Bezoek aan Russische Academie van Wetenschappen Bij het bezoek aan de Russische Academie van wetenschappen op 29/9 vestigde vicepresident Platé van de Academie de aandacht op de buitengewoon goede resultaten die de samenwerking oplevert. De Academie is weliswaar geen partner in de Nederlands-Russische overeenkomst, maar de instituten van de Academie scoren in de open competitie om de goedkeuring van projecten erg hoog. Er werd een pleidooi gehouden voor samenwerking op interdisciplinaire gebieden. De kwestie van reïntegratie van de wetenschappen staat hoog op de Russische politieke agenda. Voorts bepleitte Platé een verdere integratie van onderzoeksactiviteiten en de opleiding van onderzoekers.
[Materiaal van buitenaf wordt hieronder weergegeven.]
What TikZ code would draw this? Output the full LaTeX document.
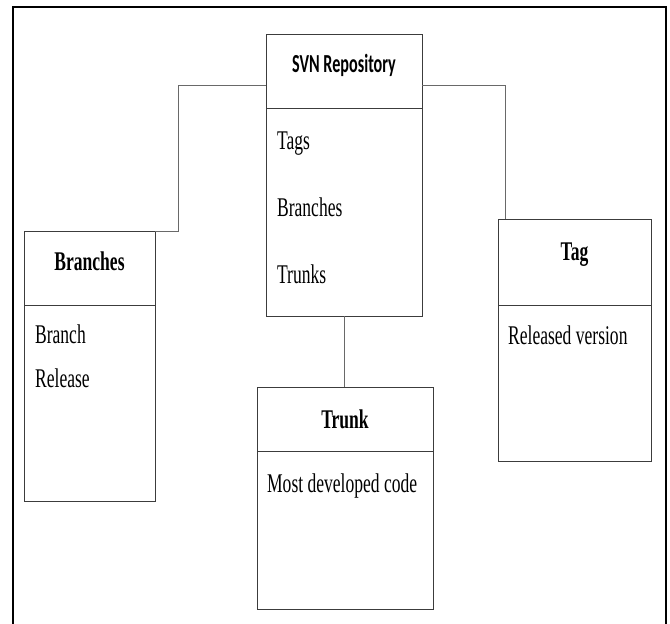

Ontvangst door prof. V.M. Filippov, minister van Onderwijs van de Russische Federatie Tijdens een informele diner-ontvangst door minister V. M Filippov van Onderwijs op 29/9, heb ik met hem van gedachten gewisseld over de wijze waarop de Russische Federatie in het Bolognaproces zal participeren na de recente toetreding op 18 september jl. in Berlijn. Het Memorandum of Understanding voor onderwijssamenwerking 2003-2007 dat ik eerder dit jaar met minister Filippov tekende (zie bijlage) wordt onder meer aandacht besteed aan samenwerking op het terrein van hoger onderwijs.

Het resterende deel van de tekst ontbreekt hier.